Figure 6 shows the experiment results for emergent ability analysis and stability analysis. In Figure 6, (a)-(d) refer to the analysis of emergent abilities, and (c) refers to the evaluation of stability. We proved that single-cell LLMs have emergent abilities but the stability of single-cell LLMs should be improved.ย
Figure 6. Different comparison groups for emergent ability analysis and stability analysis. (a): The model scale of different methods. (b): Accuracy of LLMs and vanilla NN in Cell-type Annotation task. The dataset here is the Pancreas cross dataset. (c): Accuracy of LLMs and vanilla NN in Cell-type Annotation task. The datasets here are MB Spatial and MCA. (d): Overall score comparison including ResPAN and different settings of scGPT. The dataset here is the human spatial transcriptomic dataset. (e): Different batch correction scores of different models based on changing random seeds (left) and different average classification scores of different models based on changing random seeds (right). The bold black line represents the median value while the length of each box can be interpreted as the variance level.
We discuss the emergent abilities of single-cell LLMs, with scBERT, Geneformer, and scGPT. We considered three scenarios to investigate the emergent abilities:
Cross-data cell type prediction: our anticipated emergent ability would be a significant improvement in prediction accuracy for single-cell LLMs compared to Vanilla NNs of a smaller size. Figure 6 (a) provides an overview of the different model sizes. From Figure 6 (b), it is evident that scGPT and Geneformer outperformed NNs in terms of accuracy in cross-data scenarios, suggesting the emergent abilities in the cross-data cell-type annotation task. The low accuracy of scBERT may be caused by its default fine-tuning setting and/or the pre-trained model weights.
Cross-species analysis: the desired emergent ability mirrors that of the first task. Figure 6 (c) shows that Vanilla NN outperformed scGPT for both the MCA and MB Spatial datasets. Vanilla NN was comparable to Geneformer for MCA dataset and worse than Geneformer for MB spatial dataset. Moreover, Vanilla NN was better than scBERT for the MCA dataset and worse than scBERT for the MB spatial dataset.
Spatial transcriptomics analysis: Figure 6 (d) suggests the emergent ability for batch effect correction.
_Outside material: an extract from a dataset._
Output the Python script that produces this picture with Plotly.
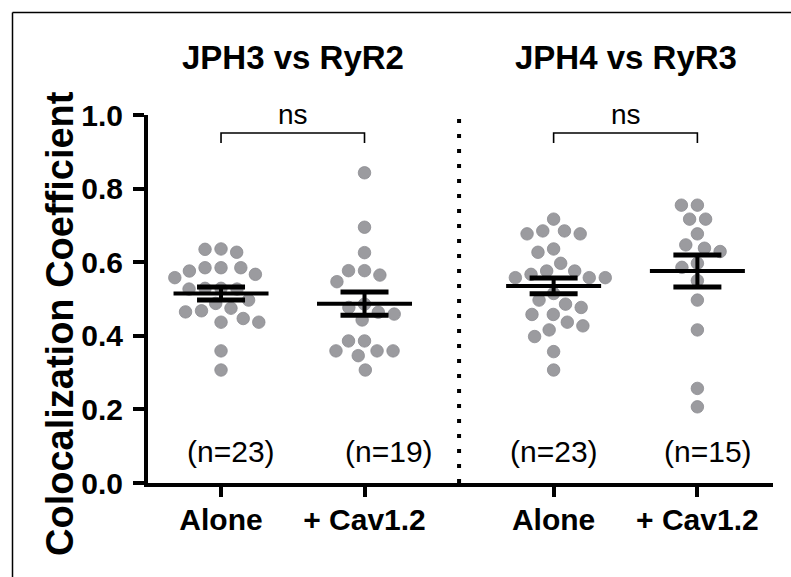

The fine-tuning process appeared beneficial in reducing the batch effect inherent in the spatial data, whereas scenarios without pre-training yielded subpar results. However, the performance of scGPT in the integration of spatial data was still worse than that of ResPAN. Figure 6 (c) shows that we did not detect any emergent ability pertaining to the second component in the MB Spatial data annotation task.
To analyze the stability of single-cell LLMs, we selected Batch Effect Correction and Cell-type Annotation as two representative tasks and varied the seeds of single-cell LLMs to investigate the model stability. These two tasks are the main tasks in single-cell data analysis and have solid metrics for evaluation. Ideally, the results of different single-cell LLMs should not vary substantially across different datasets. We also considered stability for other benchmarking tools. Our experiment results showed that the stability for single-cell LLMs is task-specific.
Based on Figure 6 (e), the variance of scVI and ResPAN was generally lower than that of scGPT, and scVI and ResPAN also had a higher score on average. Therefore, single-cell LLMs were not as stable as SOTA deep-learning-based methods for the Batch Effect Correction task. Figure 6 (f) suggests that the variance of Geneformer was generally smaller than scGPT and scBERT. All three models had high median average scores. Moreover, the variance of scBERT was relatively large in the experiments based on the MCA dataset, which implies that single-cell LLMs might fail under certain random seeds.